Ein europaweiter und koordinierter Kampf würde zeigen, dass es in Europa nicht nur um das gescheiterte Projekt der kapitalistischen Vereinigung in der EU und um den Euro geht, sondern auch um eine internationale Kraft mit gemeinsamen Interessen und unwiderlegbarem Machtpotential der europäischen Arbeiterklasse. Auf Grundlage dieser Kraft kann eine Alternative zum kapitalistischen Euro und den Erpressungsmechanismen der EU aufgebaut werden: eine demokratische, freiwillige Föderation sozialistischer Staaten.

Die Forderungen von SR:

  • Keine Schuldenzahlung! Einsatz des gesellschaftlichen Reichtums zur Schaffung von Arbeitsplätzen und Stärkung des öffentlichen Dienstes sowie zum Wiederaufbau der produktiven Wirtschaft!
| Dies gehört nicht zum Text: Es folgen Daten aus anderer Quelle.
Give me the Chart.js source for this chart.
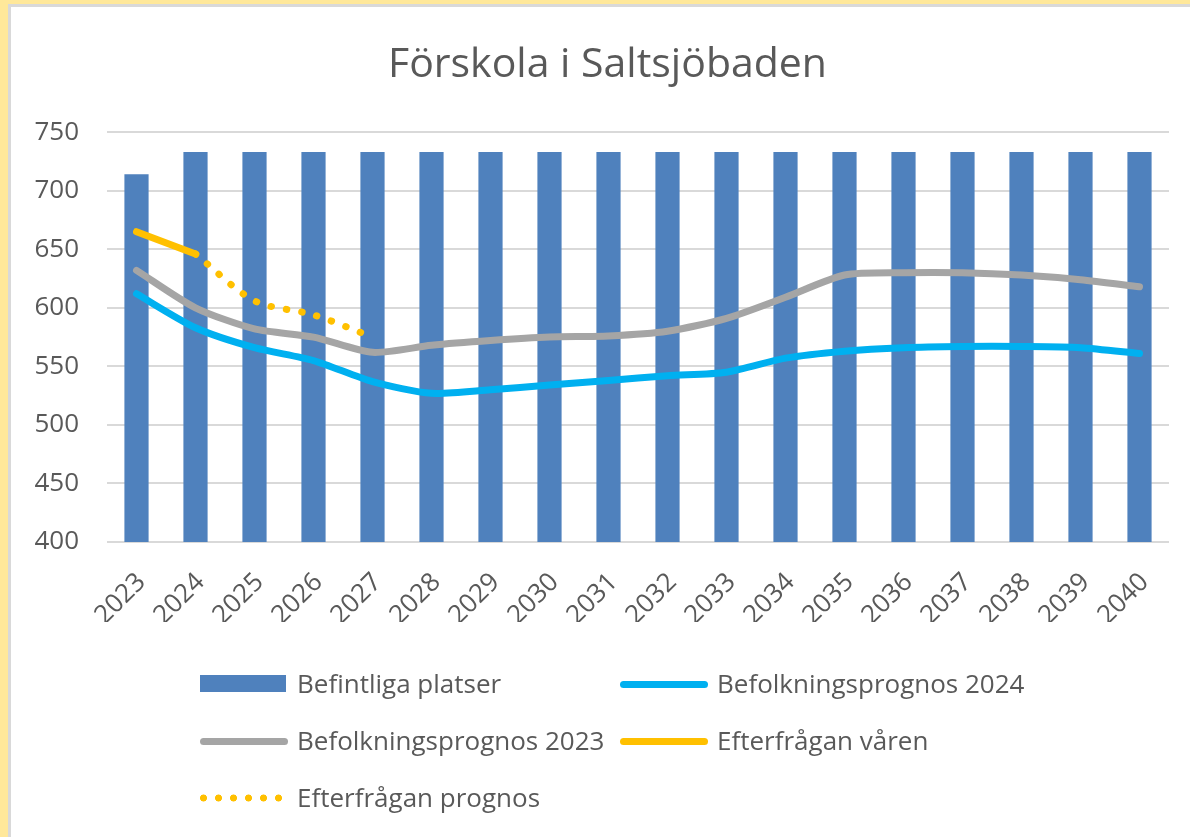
<!DOCTYPE html>
<html>
<head>
<meta charset="utf-8">
<script src="https://cdn.jsdelivr.net/npm/chart.js@4/dist/chart.umd.min.js"></script>
<style>
  html, body { margin: 0; padding: 0; background: #fff; }
  #wrap { position: relative; width: 1190px; height: 837px; overflow: hidden; }
  #frame {
    position: absolute; left: 0; top: 0; width: 1190px; height: 837px;
    box-sizing: border-box;
    border-left: 8px solid #FFE89A; border-top: 4px solid #FFE89A;
  }
  #frame-inner {
    position: absolute; left: 0; top: 0; right: 0; bottom: 0;
    border-left: 3px solid #D9D9D9; border-top: 3px solid #D9D9D9;
  }
  #chart { position: absolute; left: 0; top: 0; }
  .lg { position: absolute; font-family: "Open Sans", sans-serif; font-size: 26px; color: #595959; line-height: 30px; white-space: nowrap; }
  .sw { position: absolute; }
</style>
</head>
<body>
<div id="wrap">
  <div id="frame"><div id="frame-inner"></div></div>
  <canvas id="chart" width="1190" height="837"></canvas>
  <div id="legend"></div>
</div>
<script>
// categories and series
const years = ['2023', '2024', '2025', '2026', '2027', '2028', '2029', '2030', '2031',
               '2032', '2033', '2034', '2035', '2036', '2037', '2038', '2039', '2040'];
const befintligaPlatser = [714, 733, 733, 733, 733, 733, 733, 733, 733, 733, 733, 733, 733, 733, 733, 733, 733, 733];
const prognos2024 = [612, 583, 566, 555, 537, 527, 530, 534, 538, 542, 545, 557, 563, 566, 567, 567, 566, 561];
const prognos2023 = [632, 600, 582, 575, 562, 568, 572, 575, 576, 580, 591, 609, 628, 630, 630, 628, 624, 618];
const efterfraganVaren = [665, 646, null, null, null, null, null, null, null, null, null, null, null, null, null, null, null, null];
const efterfraganPrognos = [null, 646, 606, 594, 575, null, null, null, null, null, null, null, null, null, null, null, null, null];
const yTicks = [400, 450, 500, 550, 600, 650, 700, 750];

const textColor = '#595959';
const gridColor = '#D9D9D9';

// nudge the title a little to the right, the original is not centred on the canvas
const titleShift = {
  id: 'titleShift',
  afterLayout(chart) {
    if (chart.titleBlock) {
      chart.titleBlock.left += 13;
      chart.titleBlock.right += 13;
    }
  }
};

const ctx = document.getElementById('chart').getContext('2d');

const chart = new Chart(ctx, {
  data: {
    labels: years,
    datasets: [
      {
        type: 'line',
        label: 'Efterfrågan prognos',
        data: efterfraganPrognos,
        borderColor: '#FFC000',
        borderWidth: 7,
        borderDash: [0.5, 15],
        borderCapStyle: 'round',
        pointRadius: 0,
        tension: 0.3,
        order: 1
      },
      {
        type: 'line',
        label: 'Efterfrågan våren',
        data: efterfraganVaren,
        borderColor: '#FFC000',
        borderWidth: 7,
        borderCapStyle: 'round',
        pointRadius: 0,
        order: 2
      },
      {
        type: 'line',
        label: 'Befolkningsprognos 2023',
        data: prognos2023,
        borderColor: '#A5A5A5',
        borderWidth: 7,
        borderCapStyle: 'round',
        borderJoinStyle: 'round',
        pointRadius: 0,
        tension: 0.25,
        order: 3
      },
      {
        type: 'line',
        label: 'Befolkningsprognos 2024',
        data: prognos2024,
        borderColor: '#00B0F0',
        borderWidth: 7,
        borderCapStyle: 'round',
        borderJoinStyle: 'round',
        pointRadius: 0,
        tension: 0.25,
        order: 4
      },
      {
        type: 'bar',
        label: 'Befintliga platser',
        data: befintligaPlatser,
        backgroundColor: '#4F81BD',
        barPercentage: 0.41,
        categoryPercentage: 1,
        order: 10
      }
    ]
  },
  options: {
    responsive: false,
    animation: false,
    layout: { padding: { left: 20, right: 21, top: 0, bottom: 215 } },
    plugins: {
      legend: { display: false },
      tooltip: { enabled: false },
      title: {
        display: true,
        text: 'Förskola i Saltsjöbaden',
        color: textColor,
        font: { family: 'Open Sans', size: 41, weight: 'normal', lineHeight: 1.2 },
        padding: { top: 41, bottom: 42 }
      }
    },
    scales: {
      x: {
        grid: { display: false },
        border: { display: false },
        ticks: {
          color: textColor,
          font: { family: 'Open Sans', size: 26 },
          minRotation: 45,
          maxRotation: 45,
          padding: 17,
          labelOffset: 5,
          autoSkip: false
        },
        afterFit: (scale) => { scale.height = 80; }
      },
      y: {
        min: 400,
        max: 750,
        afterBuildTicks: (scale) => { scale.ticks = yTicks.map(v => ({ value: v })); },
        grid: { color: gridColor, lineWidth: 2, drawTicks: false },
        border: { display: false },
        ticks: {
          color: textColor,
          font: { family: 'Open Sans', size: 26 },
          padding: 28
        },
        afterFit: (scale) => { scale.width = 87; }
      }
    }
  },
  plugins: [titleShift]
});

// legend, two columns like the original
const legendItems = [
  { label: 'Befintliga platser', kind: 'bar', color: '#4F81BD', col: 0, row: 0 },
  { label: 'Befolkningsprognos 2024', kind: 'line', color: '#00B0F0', col: 1, row: 0 },
  { label: 'Befolkningsprognos 2023', kind: 'line', color: '#A5A5A5', col: 0, row: 1 },
  { label: 'Efterfrågan våren', kind: 'line', color: '#FFC000', col: 1, row: 1 },
  { label: 'Efterfrågan prognos', kind: 'dots', color: '#FFC000', col: 0, row: 2 }
];
const colX = [200, 620];
const rowY = [684, 741, 798];
const legend = document.getElementById('legend');
legendItems.forEach(it => {
  const x = colX[it.col], y = rowY[it.row];
  const sw = document.createElement('div');
  sw.className = 'sw';
  if (it.kind === 'bar') {
    Object.assign(sw.style, { left: x + 'px', top: (y - 9) + 'px', width: '86px', height: '17px', background: it.color });
  } else if (it.kind === 'line') {
    Object.assign(sw.style, { left: x + 'px', top: (y - 3.5) + 'px', width: '88px', height: '7px', background: it.color, borderRadius: '4px' });
  } else {
    Object.assign(sw.style, {
      left: (x - 4) + 'px', top: (y - 4) + 'px', width: '90px', height: '8px',
      backgroundImage: 'radial-gradient(circle, ' + it.color + ' 3.2px, transparent 3.8px)',
      backgroundSize: '15px 8px'
    });
  }
  legend.appendChild(sw);
  const t = document.createElement('div');
  t.className = 'lg';
  t.textContent = it.label;
  t.style.left = (x + 97) + 'px';
  t.style.top = (y - 16) + 'px';
  legend.appendChild(t);
});
</script>
</body>
</html>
  • Hohe Steuern auf den Reichtum der Millionäre und Großkonzerne, um massive Investitionen im öffentlichen Sektor leisten zu können! Verstaatlichung der Banken unter demokratischer Kontrolle. Einführung von Kontrollen über den Kapitaltransfer, um „Kapitalflucht“ zu verhindern.
  • Verstaatlichung der Schlüsselbranchen der Wirtschaft unter demokratischer Kontrolle und Geschäftsführung der Beschäftigten selbst, um die Wirtschaft gemäß eines Plans für echte Entwicklung zu erholen und zu restrukturieren, statt weiterhin dem Marktchaos auszusetzen.
  • Für einen gemeinsamen Generalstreik über 48 Stunden im ganzen spanischen Staat als nächster Schritt eines nachhaltigen Aktionsplans! Vereint die Kämpfe in Europa mit einem internationalen Kampftag. Dazu ist auch ein koordinierter Generalstreik in Südeuropa nötig! – Bis hin zu einem europaweiten Generalstreik!
  • Für den Aufbau einer vereinigten, demokratischen Linken der Massen, um für eine Arbeiter-Regierung als Alternative zur Herrschaft des Kapitals zu kämpfen.